Yesterday, December 2, Mauritania’s Minister of the Interior Muhammad Salim Ould Marzuk announced an initial 10-day closure of schools in the country amid concerns about a looming second wave of COVID-19 cases. Other measures include a reduction of personnel in government offices, and a more intensive schedule – meeting every 48 hours – for the ministerial committee charged with tracking the pandemic. Also on December 2, the Health Ministry announced that there had been 153 confirmed cases and 2 deaths during the previous 24 hours.
Per Google’s results, the first peak of COVID-19 in Mauritania came on June 24 with 227 cases in one day. Even by July, the country was mostly out of triple digits, and it was only recently that the numbers began to spike again.

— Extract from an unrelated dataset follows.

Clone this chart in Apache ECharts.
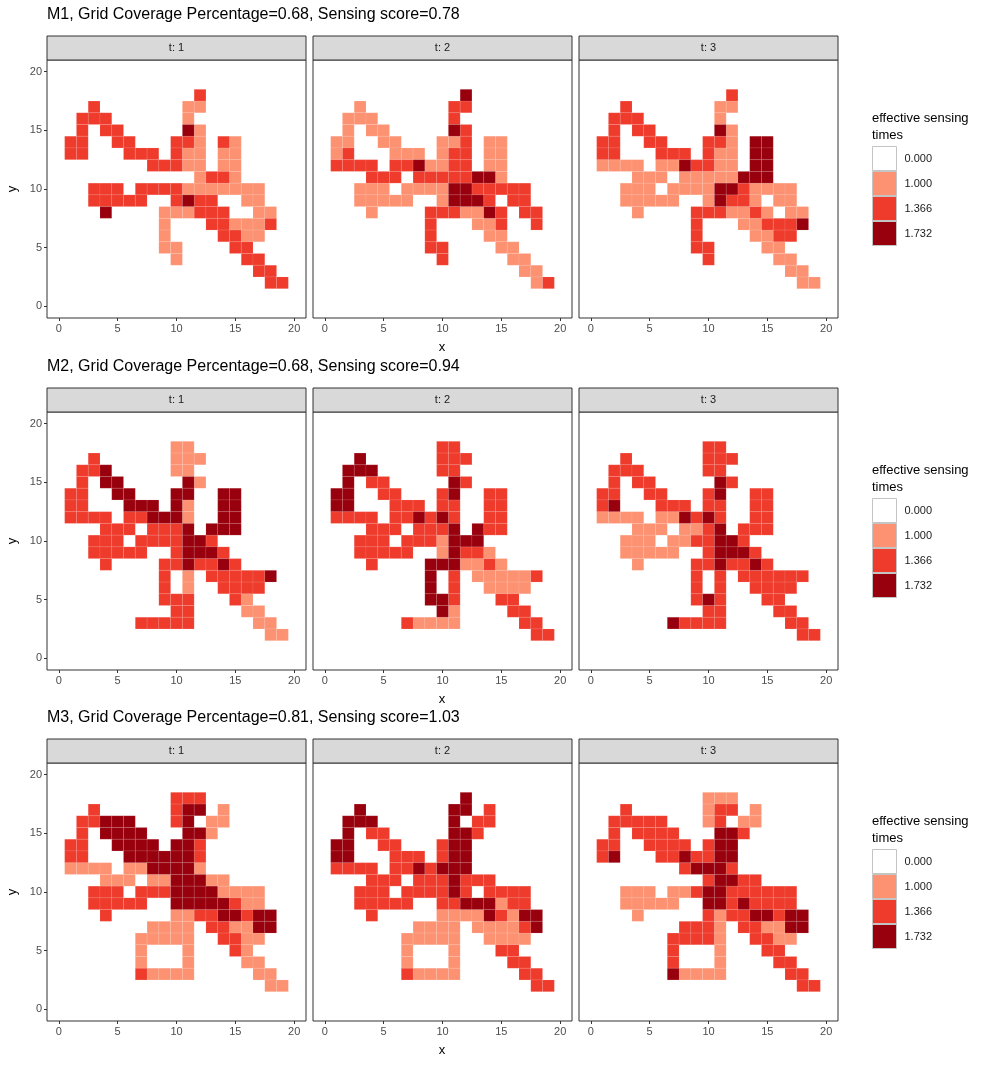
<!DOCTYPE html>
<html>
<head>
<meta charset="utf-8">
<script src="https://cdn.jsdelivr.net/npm/echarts@6/dist/echarts.min.js"></script>
<style>
  html, body { margin: 0; padding: 0; background: #fff; }
  #chart { width: 994px; height: 1070px; }
</style>
</head>
<body>
<div id="chart"></div>
<script>
// cell codes: L = 1.000, M = 1.366, D = 1.732, '.' = no cell
// each panel: rows for y = 18 down to y = 2, columns x = 0..20
const rowYs = [18, 17, 16, 15, 14, 13, 12, 11, 10, 9, 8, 7, 6, 5, 4, 3, 2];

const m1t1 = [
  "............M........",
  "...M.......LL........",
  "..MMM......L.........",
  "..M.MM.....DL........",
  ".MM..MM...MML.ML.....",
  ".MM...MMM.MLL.LL.....",
  "........MMMLL.LL.....",
  "............LMML.....",
  "...MMM.MMMMLLLLLLL...",
  "...MMMMM..MDMM..LL...",
  "....D....LLLMMM..LL..",
  ".........L...MMLLLM..",
  ".........L....MMLL...",
  ".........LL....MM....",
  "..........L.....MM...",
  ".................MM..",
  "..................MM."
];
const m1t2 = [
  "............D........",
  "...L.......MM........",
  "..LLL......M.........",
  "..L.LL.....DM........",
  ".LL..LL...LLM.LL.....",
  ".LM...LLL.LMM.LL.....",
  ".MMMM.MMDLLMM.LL.....",
  "....MMM.MMMMMDDL.....",
  "...LLL.LLLLDDMMMMM...",
  "...LLLLL..LDDDM.MM...",
  "....L....MMMLLDM.MM..",
  ".........M...LLM..M..",
  ".........M....LL.....",
  ".........MM....LL....",
  "..........M.....LL...",
  ".................LL..",
  "..................LM."
];
const m1t3 = [
  "............M........",
  "...M.......LL........",
  "..MMM......L.........",
  "..M.MM.....DL........",
  ".MM..MM...MML.DD.....",
  ".MM...MMM.MLL.DD.....",
  ".LLLL.LLDMMLL.DD.....",
  "....LLL.LLLLLDDD.....",
  "...LLL.LLLLDDMLLLL...",
  "...LLLLL..LDMML.LL...",
  "....L....MMMLLML.LL..",
  ".........M...LLMMMD..",
  ".........M....LLMM...",
  ".........MM....LL....",
  "..........M.....LL...",
  ".................LL..",
  "..................LL."
];
const m2t1 = [
  "..........LL.........",
  "...M......LLL........",
  "..MMD.....LL.........",
  "..M.DD.....DL........",
  ".MM..DD...DD..DD.....",
  ".MM...DDD.DL..DD.....",
  ".MMMM.MMDDDL..DD.....",
  "....MMM.MMMD.DDD.....",
  "...MMM.MMMMDDM.......",
  "...MMMMM..MDDDM......",
  "....M....MMDMMDM.....",
  ".........M.L.MMMMMD..",
  ".........M.L..MMMM...",
  ".........MMM...ML....",
  "..........MM....LL...",
  ".......MMMMM.....LL..",
  "..................LL."
];
const m2t2 = [
  "..........MM.........",
  "...D......MMM........",
  "..DDD.....MM.........",
  "..D.MM.....DM........",
  ".DD..MM...MD..MM.....",
  ".DD...MMM.MM..MM.....",
  ".MMMM.MMDMDM..MM.....",
  "....MMM.MMMD.DMM.....",
  "...MMM.MMMLDDD.......",
  "...MMMMM..LDMML......",
  "....M....DDDLLML.....",
  ".........D.M.LLLLLM..",
  ".........D.M..LLLL...",
  ".........DDM...MM....",
  "..........DL....MM...",
  ".......MLLLL.....MM..",
  "..................MM."
];
const m2t3 = [
  "..........MM.........",
  "...M......MMM........",
  "..MMM.....MM.........",
  "..M.MM.....DM........",
  ".MM..MM...MD..MM.....",
  ".MD...MMM.MM..MM.....",
  ".LLLL.LLDMDM..MM.....",
  "....LLL.LLMD.MMM.....",
  "...LLL.LLMMDDM.......",
  "...LLLLL..MDDDM......",
  "....L....MMDMMDM.....",
  ".........M.M.MMMMMM..",
  ".........M.M..MMMM...",
  ".........MDM...MM....",
  "..........MM....MM...",
  ".......DMMMM.....MM..",
  "..................MM."
];
const m3t1 = [
  "..........MMM........",
  "...M......MDD.L......",
  "..MMDDD...MD.LL......",
  "..M.DDDD...DDL.......",
  ".MM..DDDD.DDM........",
  ".MM...DDDDDDM........",
  ".LLLL.LLDDDDL........",
  "....LLL.LLDDDLL......",
  "...MMM.MMMDDDDLLLL...",
  "...MMMMM..DDDDDMLL...",
  "....M.....LLMMDDMDD..",
  "........LLLL.MMLLDD..",
  ".......LLLLL..MMLL...",
  ".......L...L...ML....",
  ".......L...L....LL...",
  ".......MLLLL.....LL..",
  "..................LL."
];
const m3t2 = [
  "............D........",
  "...D.......DD.M......",
  "..DDD......D.MM......",
  "..D.MM.....DDM.......",
  ".DD..MM...MDD........",
  ".DD...MMM.MDD........",
  ".MMMM.MMDMDDD........",
  "....MMM.MMMDMMM......",
  "...MMM.MMMMDM.MMMM...",
  "...MMMMM..MMDDDLMM...",
  "....M.....LLLLDMLDD..",
  "........LLLL.LLLLMD..",
  ".......LLLLL..LLLL...",
  ".......L...L...MM....",
  ".......L...L....MM...",
  ".......MLLLL.....MM..",
  "..................MM."
];
const m3t3 = [
  "..........LLL........",
  "...M......LMM.L......",
  "..MMMMM...LM.LL......",
  "..M.MMMM...DDM.......",
  ".MM..MMMM.MDD........",
  ".MD...MMDMMDD........",
  "........MDDDM........",
  "..........MDDMM......",
  "...LLL.LLMDDMMMMMM...",
  "...LLLLL..DDMDMMMM...",
  "....L.....MLMMDDMDD..",
  "........MMML.MMLLDD..",
  ".......MMMML..MMLL...",
  ".......M...L...MM....",
  ".......M...L....MM...",
  ".......DLLLL.....MM..",
  "..................MM."
];

const codeValues = { L: 1.000, M: 1.366, D: 1.732 };
const legendLabels = ['0.000', '1.000', '1.366', '1.732'];
const legendValues = [0.000, 1.000, 1.366, 1.732];
const legendColors = ['#FFFFFF', '#FC9272', '#EF3B2C', '#99000D'];

const rowTitles = [
  'M1, Grid Coverage Percentage=0.68, Sensing score=0.78',
  'M2, Grid Coverage Percentage=0.68, Sensing score=0.94',
  'M3, Grid Coverage Percentage=0.81, Sensing score=1.03'
];
const stripLabels = ['t: 1', 't: 2', 't: 3'];
const tickValues = [0, 5, 10, 15, 20];

const panels = [[m1t1, m1t2, m1t3], [m2t1, m2t2, m2t3], [m3t1, m3t2, m3t3]];

function toCells(rows) {
  const cells = [];
  rows.forEach((row, i) => {
    for (let x = 0; x < row.length; x++) {
      const c = row[x];
      if (c !== '.') cells.push([x, rowYs[i], codeValues[c]]);
    }
  });
  return cells;
}

const FONT = 'Liberation Sans, Arial, Helvetica, sans-serif';
const colLeft = [47, 313, 579];
const rowTop = [60, 412, 763];
const panelW = 259, panelH = 258;

const grids = [], xAxes = [], yAxes = [], series = [], titles = [], legends = [], graphics = [];

function renderTile(params, api) {
  const x = api.value(0), y = api.value(1);
  const p0 = api.coord([x - 0.5, y + 0.5]);
  const p1 = api.coord([x + 0.5, y - 0.5]);
  return {
    type: 'rect',
    shape: { x: p0[0], y: p0[1], width: p1[0] - p0[0], height: p1[1] - p0[1] },
    style: { fill: api.visual('color'), stroke: 'rgba(255,255,255,0.18)', lineWidth: 0.5 }
  };
}

panels.forEach((row, r) => {
  titles.push({
    text: rowTitles[r], left: 47, top: rowTop[r] - 53, padding: 0,
    textStyle: { fontFamily: FONT, fontSize: 16, fontWeight: 'normal', color: '#000' }
  });

  row.forEach((rows, c) => {
    const g = grids.length;
    grids.push({
      left: colLeft[c], top: rowTop[r], width: panelW, height: panelH,
      show: true, backgroundColor: '#fff', borderColor: '#333', borderWidth: 1
    });
    xAxes.push({
      gridIndex: g, type: 'value', min: -1, max: 21, position: 'bottom',
      axisLine: { show: false, onZero: false },
      splitLine: { show: false },
      axisTick: { show: true, inside: false, length: 3, lineStyle: { color: '#333' }, customValues: tickValues },
      axisLabel: { color: '#4d4d4d', fontSize: 11, fontFamily: FONT, margin: 5, customValues: tickValues }
    });
    yAxes.push({
      gridIndex: g, type: 'value', min: -1, max: 21, position: 'left',
      axisLine: { show: false, onZero: false },
      splitLine: { show: false },
      axisTick: { show: c === 0, inside: false, length: 3, lineStyle: { color: '#333' }, customValues: tickValues },
      axisLabel: { show: c === 0, color: '#4d4d4d', fontSize: 11, fontFamily: FONT, margin: 5, customValues: tickValues }
    });

    const cells = toCells(rows);
    legendValues.forEach((v, k) => {
      series.push({
        name: legendLabels[k], type: 'custom', xAxisIndex: g, yAxisIndex: g,
        renderItem: renderTile,
        itemStyle: { color: legendColors[k] },
        data: cells.filter(d => d[2] === v),
        silent: true, animation: false
      });
    });

    // facet strip
    graphics.push({
      type: 'rect',
      shape: { x: colLeft[c], y: rowTop[r] - 24, width: panelW, height: 24 },
      style: { fill: '#d9d9d9', stroke: '#333', lineWidth: 1 }
    });
    graphics.push({
      type: 'text', x: colLeft[c] + panelW / 2, y: rowTop[r] - 12,
      style: { text: stripLabels[c], fontFamily: FONT, fontSize: 11, fill: '#1a1a1a', align: 'center', verticalAlign: 'middle' }
    });
  });

  // axis titles
  graphics.push({
    type: 'text', x: 442, y: rowTop[r] + panelH + 29,
    style: { text: 'x', fontFamily: FONT, fontSize: 13, fill: '#000', align: 'center', verticalAlign: 'middle' }
  });
  graphics.push({
    type: 'text', x: 12, y: rowTop[r] + panelH / 2, rotation: Math.PI / 2,
    style: { text: 'y', fontFamily: FONT, fontSize: 13, fill: '#000', align: 'center', verticalAlign: 'middle' }
  });

  // legend title and keys
  graphics.push({
    type: 'text', x: 872, y: rowTop[r] + 50,
    style: { text: 'effective sensing\ntimes', fontFamily: FONT, fontSize: 13, lineHeight: 17, fill: '#000', align: 'left', verticalAlign: 'top' }
  });
  legends.push({
    data: legendLabels, orient: 'vertical', left: 872, top: rowTop[r] + 86, padding: 0,
    itemWidth: 24, itemHeight: 24, itemGap: 0, icon: 'rect', selectedMode: false,
    itemStyle: { borderColor: '#c4c4c4', borderWidth: 1 },
    textStyle: { fontFamily: FONT, fontSize: 11, color: '#1a1a1a', padding: [0, 0, 0, 3] }
  });
});

const chart = echarts.init(document.getElementById('chart'), null, { renderer: 'canvas' });
chart.setOption({
  backgroundColor: '#fff',
  animation: false,
  title: titles,
  legend: legends,
  grid: grids,
  xAxis: xAxes,
  yAxis: yAxes,
  series: series,
  graphic: graphics
});
</script>
</body>
</html>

The first lockdown, which ended around July, had significant effects on mobility and the economy. The government provided support and covered some expenses for some of the most vulnerable households in the country, and NGOs stepped in as well, but many households were forced into debt as pastoralism and other sectors suffered. This article, from early November, gives a stark portrait of the pandemic’s secondary effects in the Assaba region of southern Mauritania. I’m pro-lockdown, of course, but one can be pro-lockdown and also worry about all these secondary impacts. With that said, the government’s approach to this nascent second lockdown seems to be sober and, more important, fairly clear and straightforward.
With 181 dead in an epidemic, a country going into lockdown makes sense?
It is unprecedented, and hugely harmful esp to all countries in Africa, which with a few exceptions have been very lightly hit by covid. Never in an epidemic has restricting the movement of healthy people been seen as a working idea.
The measures taken are more harmful than the virus itself by a factor of at least 100.